|02-10-2010, 04:50 AM||#1|
Joined: Feb 2010
First ride in Japan.
I just got my bike licence a couple of weeks ago and bought my first bike, a 1991 Transalp 400V, and a mate took me for a ride into the moutains of Gifu prefecture in central Japan. Here's my ride report:
A mate took me on my first proper ride this week (leisure ride that is). We took mountain roads out of Seto, through northern Toyota and into Gifu Prefecture, back into Toyota coming along the Yahagi river, passing several large dams en route.
The mate, David, rides a BMW R 1200 GS, a truly beautiful machine. Of course, if you can afford to put one of those under your arse you can afford to strap a GPS unit onto it, but I'm not so sure he needed it.

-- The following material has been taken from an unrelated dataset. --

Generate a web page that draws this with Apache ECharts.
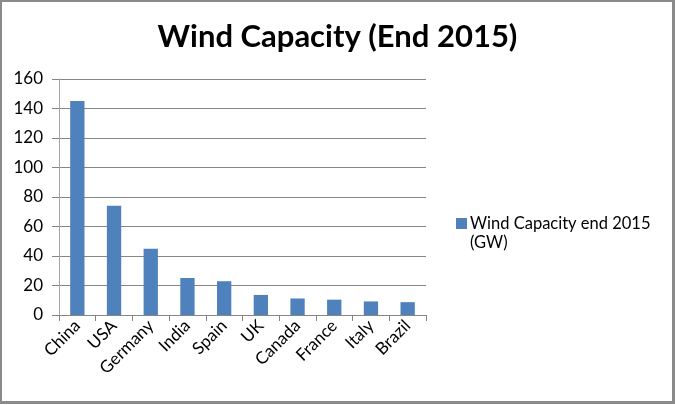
<!DOCTYPE html>
<html>
<head>
<meta charset="utf-8">
<script src="https://cdn.jsdelivr.net/npm/echarts@6/dist/echarts.min.js"></script>
<style>
html,body{margin:0;padding:0;background:#fff;}
#frame{position:absolute;left:0;top:0;width:670px;height:399px;border:2px solid #8a8a8a;border-right-width:3px;border-bottom-width:3px;}
#chart{position:absolute;left:0;top:0;width:675px;height:405px;}
</style>
</head>
<body>
<div id="chart"></div>
<div id="frame"></div>
<script>
const categories = ['China','USA','Germany','India','Spain','UK','Canada','France','Italy','Brazil'];
const capacity = [145.1, 74.0, 45.0, 25.1, 22.9, 13.6, 11.2, 10.4, 9.2, 8.7];
const seriesName = 'Wind Capacity end 2015\n(GW)';
const yTicks = {min: 0, max: 160, interval: 20};

const font = 'Lato, "Open Sans", sans-serif';
const nameLines = seriesName.split('\n');
const chart = echarts.init(document.getElementById('chart'), null, {renderer: 'canvas'});
chart.setOption({
  animation: false,
  backgroundColor: '#fff',
  title: {
    text: 'Wind Capacity (End 2015)',
    left: 'center',
    top: 16,
    textStyle: {fontFamily: font, fontWeight: 'bold', fontSize: 31, color: '#000'}
  },
  legend: {
    left: 451,
    top: 210,
    orient: 'vertical',
    itemWidth: 11,
    itemHeight: 11,
    itemGap: 0,
    icon: 'rect',
    formatter: function (n) { return n.split('\n')[0]; },
    textStyle: {fontFamily: font, fontSize: 16.5, color: '#000', padding: [0, 0, 0, -2]},
    data: [seriesName]
  },
  graphic: [{
    type: 'text',
    left: 470,
    top: 234,
    style: {text: nameLines[1], fontFamily: font, fontSize: 16.5, fill: '#000'}
  }],
  grid: {left: 59, right: 249, top: 79, bottom: 90, containLabel: false},
  xAxis: {
    type: 'category',
    data: categories,
    axisLine: {lineStyle: {color: '#868686', width: 1}},
    axisTick: {show: true, alignWithLabel: false, length: 6, lineStyle: {color: '#868686'}},
    axisLabel: {rotate: 45, fontFamily: font, fontSize: 17, color: '#000', margin: 8, interval: 0}
  },
  yAxis: {
    type: 'value',
    min: yTicks.min, max: yTicks.max, interval: yTicks.interval,
    axisLine: {show: true, lineStyle: {color: '#a6a6a6', width: 1}},
    axisTick: {show: true, length: 7, lineStyle: {color: '#868686'}},
    axisLabel: {fontFamily: font, fontSize: 17, color: '#000', margin: 16},
    splitLine: {lineStyle: {color: '#868686', width: 1}}
  },
  series: [{
    name: seriesName,
    type: 'bar',
    data: capacity,
    barWidth: '39%',
    itemStyle: {color: '#4F81BD'}
  }]
});
</script>
</body>
</html>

He's travelled this route numerous times and it was very easy to see just why.
We were on mountain roads almost as soon as we left Seto city. Funnily enough the first road we took was up to Fujioaka, a really high rising, twisty affair which I used to tackle on the Vino 50cc as I commuted to a senior high school I used to teach at. Actually, I blogged about it just recently, the road that I saw the Black Kite on.
Leaving Fujioaka we headed up to Obara, a mountain village in deep rural Toyota, famous for Japanese washi paper. I used to teach a private class of adults there a while back, some of who made a living making washi paper. From Obara it started to snow lightly and that continued for the rest of the ride. By the time we hit Gifu, the temperature had dropped to freezing. We entered a mountain tunnel in Toyota Prefecture and left it into Gifu, the blast of freezing air was brutal on my face. Thankfully, I was well dressed for it. It's amazing how the weather can change on just the two sides of the same mountain.
We stopped at a couple of dams along the Yahagi River. At one stop there was some sort of ornamental water wheel and visitors' centre. It was worth the stop, but we had hoped to grab a bite to eat yet the little food booth was closed, so we did the classic Nihon bikers' lunch of a tray of conbini yakisoba sitting in the conbini car park beside the bikes.
The Transalp performed very well indeed. I was quite surprised to be honest how smoothly the engine run for me. In the city I've been wary of over-revving, changing gear very early as I gather speed, but out in the open it's harder the hear the engine revving so I was letting the revs rise to over 5,000 before changing up a gear and the lift on the bike was very impressive (OK so I can only compare it to a 50cc). I was getting it up to 80kmph in 3rd gear well before the red line. The bike seems particularly comfortable with it. The pull on my arms as the speed picked up was a lovely feeling indeed. Speed is not necessary when touring around, but it's nice to have the option to overtake the odd truck doing 30kmph on the twisty moutain roads.
Where I live is pretty much a blessing for rides like this. All together I did no more than 150km on the ride and no sooner was I off the mountain roads was I back in the house with a nice cup of coffee, tapping away on the keys writing this up. I reckon I could follow the most of that route myself without David to guide me, so I'll be taking runs out that way myself soon enough.